At the appointed time our guide (you have to have one) had not arranged for a car. After awhile it whisked up and the guide said, "Now we will visit the stadium."

We said that we wanted to visit the Hermitage, as scheduled. The guide told us that the Hermitage was closed. We asked to be taken to another museum (Leningrad has many). We explained that we were not interested in seeing another stadium.

We visited the stadium.

That is all Intourist permitted us to see that afternoon.

When we got back to the hotel we found someone in our room, as always in Leningrad. Since maid service in Intourist hotels varies from non - existent to very ubiquitous we did not at once conclude that we were being intentionally inconvenienced. But one afternoon we found six men in our room, busy tearing out all the pipes and the question of intent became academic. A hotel room with its plumbing torn up and its floor littered with pipes and bits of wood and plaster is only slightly better than no hotel room at all.

We went to the ballet once in Leningrad. Intermissions are very long in Soviet theatres, about half an hour, and on earlier occasions these had been our most fruitful opportunity for meeting Russians.

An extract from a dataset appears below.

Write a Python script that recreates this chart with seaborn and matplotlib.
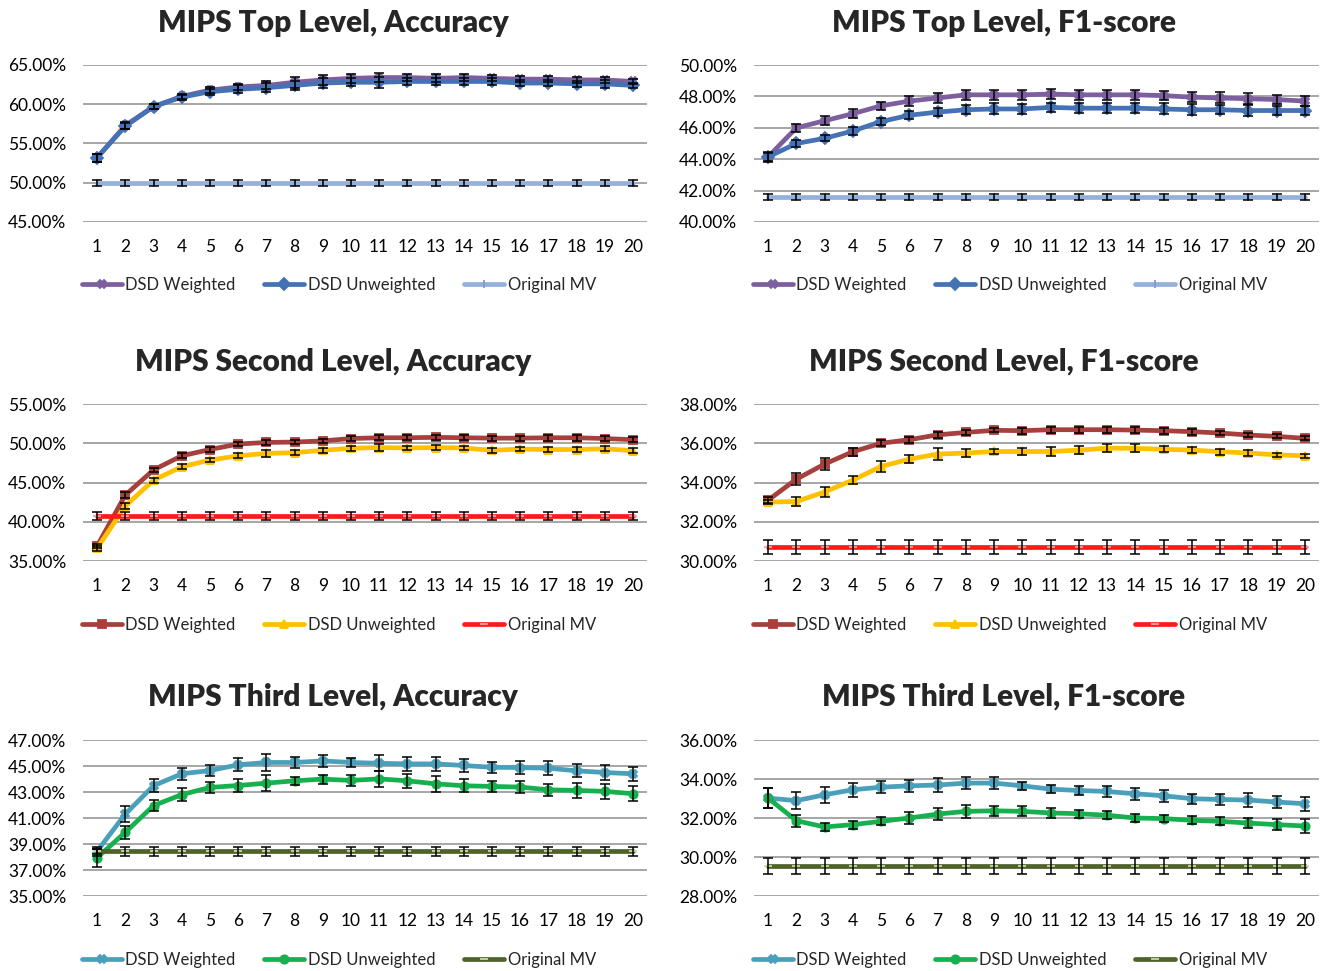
import numpy as np
import pandas as pd
import matplotlib
matplotlib.use("Agg")
import matplotlib.pyplot as plt
from matplotlib.ticker import FuncFormatter
import seaborn as sns

# x positions shared by all panels
steps = list(range(1, 21))

# ---- MIPS Top Level, Accuracy
top_acc_w = [53.2, 57.3, 59.7, 61.0, 61.8, 62.2, 62.4, 62.8, 63.1, 63.3,
             63.4, 63.4, 63.3, 63.4, 63.3, 63.2, 63.2, 63.1, 63.1, 62.9]
top_acc_u = [53.2, 57.2, 59.7, 60.9, 61.6, 61.9, 62.1, 62.4, 62.7, 62.8,
             62.8, 62.9, 62.9, 62.9, 62.9, 62.7, 62.7, 62.6, 62.6, 62.4]
top_acc_o = [50.0] * 20
top_acc_w_err = [0.5, 0.4, 0.3, 0.3, 0.4, 0.4, 0.5, 0.7, 0.6, 0.6,
                 0.6, 0.5, 0.5, 0.5, 0.4, 0.4, 0.4, 0.4, 0.4, 0.3]
top_acc_u_err = [0.5, 0.4, 0.3, 0.3, 0.4, 0.5, 0.6, 0.6, 0.6, 0.5,
                 0.7, 0.5, 0.5, 0.5, 0.4, 0.4, 0.4, 0.4, 0.5, 0.3]
top_acc_o_err = 0.4

# ---- MIPS Top Level, F1-score
top_f1_w = [44.15, 46.0, 46.45, 46.9, 47.4, 47.7, 47.9, 48.1, 48.1, 48.1,
            48.15, 48.1, 48.1, 48.1, 48.05, 47.95, 47.9, 47.85, 47.8, 47.7]
top_f1_u = [44.15, 45.0, 45.33, 45.8, 46.4, 46.8, 47.0, 47.15, 47.2, 47.2,
            47.3, 47.25, 47.25, 47.25, 47.2, 47.15, 47.15, 47.1, 47.1, 47.1]
top_f1_o = [41.6] * 20
top_f1_w_err = [0.25, 0.25, 0.3, 0.3, 0.25, 0.3, 0.3, 0.3, 0.3, 0.3,
                0.3, 0.3, 0.3, 0.3, 0.3, 0.3, 0.35, 0.35, 0.3, 0.3]
top_f1_u_err = [0.3, 0.2, 0.2, 0.25, 0.25, 0.25, 0.25, 0.3, 0.35, 0.3,
                0.3, 0.3, 0.3, 0.3, 0.35, 0.35, 0.3, 0.35, 0.3, 0.3]
top_f1_o_err = 0.2

# ---- MIPS Second Level, Accuracy
sec_acc_w = [36.9, 43.4, 46.6, 48.4, 49.2, 49.9, 50.1, 50.15, 50.3, 50.6,
             50.7, 50.7, 50.75, 50.7, 50.65, 50.65, 50.7, 50.7, 50.6, 50.45]
sec_acc_u = [36.6, 42.0, 45.3, 47.0, 47.85, 48.4, 48.7, 48.8, 49.1, 49.35,
             49.45, 49.4, 49.45, 49.4, 49.1, 49.25, 49.2, 49.2, 49.3, 49.05]
sec_acc_o = [40.75] * 20
sec_acc_w_err = [0.3, 0.4, 0.3, 0.3, 0.3, 0.3, 0.3, 0.3, 0.3, 0.3,
                 0.3, 0.3, 0.3, 0.3, 0.3, 0.3, 0.35, 0.35, 0.3, 0.3]
sec_acc_u_err = [0.3, 0.4, 0.3, 0.3, 0.3, 0.3, 0.4, 0.3, 0.3, 0.3,
                 0.4, 0.3, 0.3, 0.3, 0.3, 0.3, 0.3, 0.3, 0.3, 0.3]
sec_acc_o_err = 0.5

# ---- MIPS Second Level, F1-score
sec_f1_w = [33.1, 34.17, 34.94, 35.57, 36.0, 36.18, 36.43, 36.55, 36.66, 36.64,
            36.69, 36.69, 36.69, 36.67, 36.64, 36.59, 36.52, 36.42, 36.35, 36.25]
sec_f1_u = [33.0, 33.03, 33.52, 34.12, 34.82, 35.19, 35.45, 35.5, 35.58, 35.58,
            35.58, 35.65, 35.75, 35.74, 35.69, 35.65, 35.57, 35.5, 35.41, 35.36]
sec_f1_o = [30.72] * 20
sec_f1_w_err = [0.15, 0.3, 0.3, 0.2, 0.15, 0.15, 0.15, 0.15, 0.1, 0.15,
                0.15, 0.15, 0.15, 0.15, 0.15, 0.15, 0.1, 0.1, 0.1, 0.1]
sec_f1_u_err = [0.1, 0.25, 0.25, 0.2, 0.3, 0.2, 0.3, 0.2, 0.15, 0.2,
                0.25, 0.2, 0.2, 0.2, 0.15, 0.15, 0.15, 0.15, 0.1, 0.1]
sec_f1_o_err = 0.35

# ---- MIPS Third Level, Accuracy
thr_acc_w = [38.45, 41.3, 43.48, 44.4, 44.65, 45.09, 45.27, 45.27, 45.39, 45.27,
             45.21, 45.16, 45.16, 45.04, 44.9, 44.88, 44.83, 44.63, 44.5, 44.4]
thr_acc_u = [37.95, 39.9, 41.95, 42.8, 43.35, 43.5, 43.68, 43.86, 43.99, 43.89,
             44.01, 43.86, 43.63, 43.48, 43.43, 43.38, 43.17, 43.12, 43.05, 42.87]
thr_acc_o = [38.45] * 20
thr_acc_w_err = [0.2, 0.6, 0.5, 0.45, 0.4, 0.5, 0.65, 0.45, 0.45, 0.35,
                 0.6, 0.55, 0.55, 0.5, 0.4, 0.5, 0.55, 0.5, 0.6, 0.55]
thr_acc_u_err = [0.7, 0.5, 0.4, 0.5, 0.4, 0.5, 0.6, 0.3, 0.35, 0.4,
                 0.6, 0.55, 0.6, 0.5, 0.4, 0.45, 0.45, 0.55, 0.55, 0.6]
thr_acc_o_err = 0.35

# ---- MIPS Third Level, F1-score
thr_f1_w = [33.02, 32.89, 33.19, 33.45, 33.58, 33.65, 33.69, 33.79, 33.79, 33.65,
            33.48, 33.41, 33.36, 33.24, 33.14, 32.99, 32.95, 32.92, 32.82, 32.73]
thr_f1_u = [33.02, 31.86, 31.54, 31.66, 31.83, 32.0, 32.2, 32.34, 32.37, 32.34,
            32.26, 32.22, 32.14, 32.0, 31.97, 31.88, 31.83, 31.74, 31.66, 31.59]
thr_f1_o = [29.53] * 20
thr_f1_w_err = [0.5, 0.45, 0.4, 0.35, 0.3, 0.3, 0.35, 0.3, 0.3, 0.2,
                0.2, 0.25, 0.3, 0.3, 0.3, 0.25, 0.3, 0.35, 0.3, 0.35]
thr_f1_u_err = [0.5, 0.3, 0.2, 0.2, 0.2, 0.3, 0.3, 0.35, 0.25, 0.25,
                0.25, 0.2, 0.2, 0.2, 0.2, 0.2, 0.2, 0.25, 0.3, 0.35]
thr_f1_o_err = 0.4

series_names = ["DSD Weighted", "DSD Unweighted", "Original MV"]

# per row: line colours, markers, marker edge colours
row_styles = [
    {"colors": ["#7D5FA0", "#4472B4", "#95B0DA"], "markers": ["X", "D", "|"],
     "edges": ["#7D5FA0", "#4472B4", "#7F9CCB"]},
    {"colors": ["#A5403C", "#FFC000", "#FF1A1A"], "markers": ["s", "^", "_"],
     "edges": ["#A5403C", "#FFC000", "#F7A0A0"]},
    {"colors": ["#4A9FBA", "#17B04F", "#4F6228"], "markers": ["X", "o", "_"],
     "edges": ["#4A9FBA", "#17B04F", "#C9DA9E"]},
]

panels = [
    ("MIPS Top Level, Accuracy", top_acc_w, top_acc_u, top_acc_o,
     top_acc_w_err, top_acc_u_err, top_acc_o_err, (45, 65), 5),
    ("MIPS Top Level, F1-score", top_f1_w, top_f1_u, top_f1_o,
     top_f1_w_err, top_f1_u_err, top_f1_o_err, (40, 50), 2),
    ("MIPS Second Level, Accuracy", sec_acc_w, sec_acc_u, sec_acc_o,
     sec_acc_w_err, sec_acc_u_err, sec_acc_o_err, (35, 55), 5),
    ("MIPS Second Level, F1-score", sec_f1_w, sec_f1_u, sec_f1_o,
     sec_f1_w_err, sec_f1_u_err, sec_f1_o_err, (30, 38), 2),
    ("MIPS Third Level, Accuracy", thr_acc_w, thr_acc_u, thr_acc_o,
     thr_acc_w_err, thr_acc_u_err, thr_acc_o_err, (35, 47), 2),
    ("MIPS Third Level, F1-score", thr_f1_w, thr_f1_u, thr_f1_o,
     thr_f1_w_err, thr_f1_u_err, thr_f1_o_err, (28, 36), 2),
]

sns.set_theme(style="white")
plt.rcParams["font.family"] = ["Lato", "DejaVu Sans"]

W, H = 1321, 971
fig = plt.figure(figsize=(W / 100, H / 100), dpi=100)

# pixel boxes of the plot areas: (left, right), (top, bottom)
col_px = [(83, 647), (754, 1319)]
row_px = [(65, 222), (404, 561), (740, 896)]
title_x = [333, 1004]
title_y = [23, 362, 697]
legend_y = [285, 625, 960]

for i, (title, w, u, o, we, ue, oe, ylim, ystep) in enumerate(panels):
    r, c = divmod(i, 2)
    (x0, x1), (y0, y1) = col_px[c], row_px[r]
    ax = fig.add_axes([x0 / W, 1 - y1 / H, (x1 - x0) / W, (y1 - y0) / H])
    style = row_styles[r]

    for k, (name, vals, errs) in enumerate(zip(series_names, (w, u, o), (we, ue, oe))):
        sns.lineplot(
            x=steps, y=vals, color=style["colors"][k], marker=style["markers"][k],
            markersize=6, markeredgecolor=style["edges"][k], markeredgewidth=1.3,
            linewidth=3.4, label=name, ax=ax, zorder=3,
        )
        ax.errorbar(steps, vals, yerr=errs, fmt="none", ecolor="black",
                    elinewidth=1.1, capsize=3.5, capthick=1.1, zorder=4)

    ax.set_xlim(0.5, 20.5)
    ax.set_ylim(*ylim)
    ax.set_yticks(np.arange(ylim[0], ylim[1] + 0.01, ystep))
    ax.yaxis.set_major_formatter(FuncFormatter(lambda v, p: f"{v:.2f}%"))
    ax.set_xticks(steps)
    ax.grid(axis="y", color="#A6A6A6", linewidth=1.4, zorder=0)
    ax.grid(axis="x", visible=False)
    for sp in ax.spines.values():
        sp.set_visible(False)
    ax.tick_params(axis="both", length=0, labelsize=12.5, colors="black")
    ax.tick_params(axis="x", pad=12)
    ax.tick_params(axis="y", pad=12)
    ax.set_xlabel("")
    ax.set_ylabel("")
    ax.set_facecolor("white")

    handles, labels = ax.get_legend_handles_labels()
    ax.legend(handles, labels, loc="center left", ncol=3, frameon=False,
              bbox_to_anchor=(x0 / W - 0.001, 1 - legend_y[r] / H),
              bbox_transform=fig.transFigure, fontsize=12,
              handlelength=2.4, handletextpad=0.2, columnspacing=1.75,
              borderaxespad=0, borderpad=0)

    fig.text(title_x[c] / W, 1 - title_y[r] / H, title, ha="center", va="center",
             fontsize=21.5, fontweight="heavy")

fig.savefig("out.png", dpi=100, facecolor="white")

Not now, not after K's Paris Pravda. No one spoke to us. No Russian would even meet our eyes as we strolled past. The only personal attention we received that evening at the ballet was an unmistakably intentional elbow jab in the ribs from a Russian major in uniform. Be - Kind - To - Americans Week had adjourned, sine die.

How can the attitudes of 200 million people be switched on and off like a light bulb? How can one set of facts be made to produce three widely differing Pravda’s? By complete control of all communications from the cradle to the grave.

Almost all Soviet women work. Their babies are placed in kindergartens at an average age of 57 days, so we were told, and what we saw supported the allegation. We visited several kindergartens, on collective farms and in factories. By the posted schedules, these babies spend 131/2 hours each day in kindergarten - they are with their mothers for perhaps an hour before bedtime.